Ha venido sucediendo en las últimas décadas: aquellos servicios y ayudas que no proporcionan los mecanismos del estado del bienestar son cubiertos por una sólida institución familiar que se adapta a los cambios pero manteniendo su centralidad en la sociedad española. Es por esta función de la familia que las diferencias, hasta cierto punto abismales, que aún separan nuestro sistema de protección social del existente en otros países europeos no se convierten en males mayores que demandarían actuaciones inmediatas de los gobiernos. La escasez de guarderías públicas se ve suplida por los abuelos que ejercen de canguros. La falta de servicios a los mayores dependientes es corregida por el cuidado que les proporcionan sus hijos. La precariedad laboral o los problemas de acceso a una vivienda se arreglan retrasando la edad de emancipación de los jóvenes. El protagonismo de la familia en España deriva principalmente, por tanto, de necesidades económicas y no de factores culturales. Alcanzada esta conclusión, la gran tarea de estudio es determinar cuánto valor producen las familias para la propia supervivencia de la sociedad. Es decir, cuánto producto interior bruto se ven obligadas las familias a generar por sí mismas para mantener una vida digna.

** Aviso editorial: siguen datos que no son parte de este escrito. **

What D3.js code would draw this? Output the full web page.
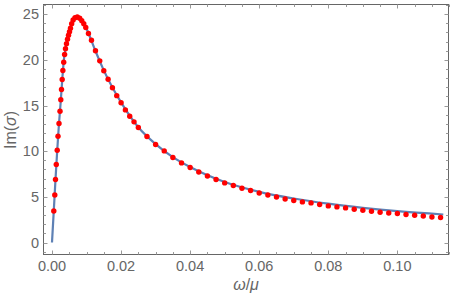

Cada generación ha tenido que afrontar los riesgos y los costes de más de un cambio de los que han transformado esta sociedad en los últimos cuarenta años. Existe una que ha vivido todos esos cambios, la de quienes rondan los sesenta. Un estudio publicado por La Caixa y dirigido por el sociólogo Víctor Pérez-Díaz la denomina «generación de la transición». Han vivido una transformación sin precedentes del mercado laboral desde que ingresaron en él hasta el momento de la jubilación. Es la generación que, a consecuencia del cambio tecnológico y el paro de los jóvenes del «baby boom», ha empezado a engrosar la nómina de prejubilados. Pero lo más significativo es que este sector de la población ejerce en su red familiar un papel crucial, resolviendo problemas de la vida social cotidiana, como sugiere el estudio citado, de manera quizás más decisiva que el sistema de bienestar. Son hijos que cuidan de sus padres de avanzada edad; son padres que aún tienen a sus hijos en casa o les prestan ayuda en su emancipación; son abuelos que cuidan de sus nietos para facilitar la conciliación de la vida laboral y familiar de la siguiente generación. Actúan, en definitiva, cerrando vías de agua en el barco del estado del bienestar, mientras en ámbitos políticos sigue vivo el discurso del gasto público «excesivo» y de que conviene recortar las «generosas» ayudas estatales.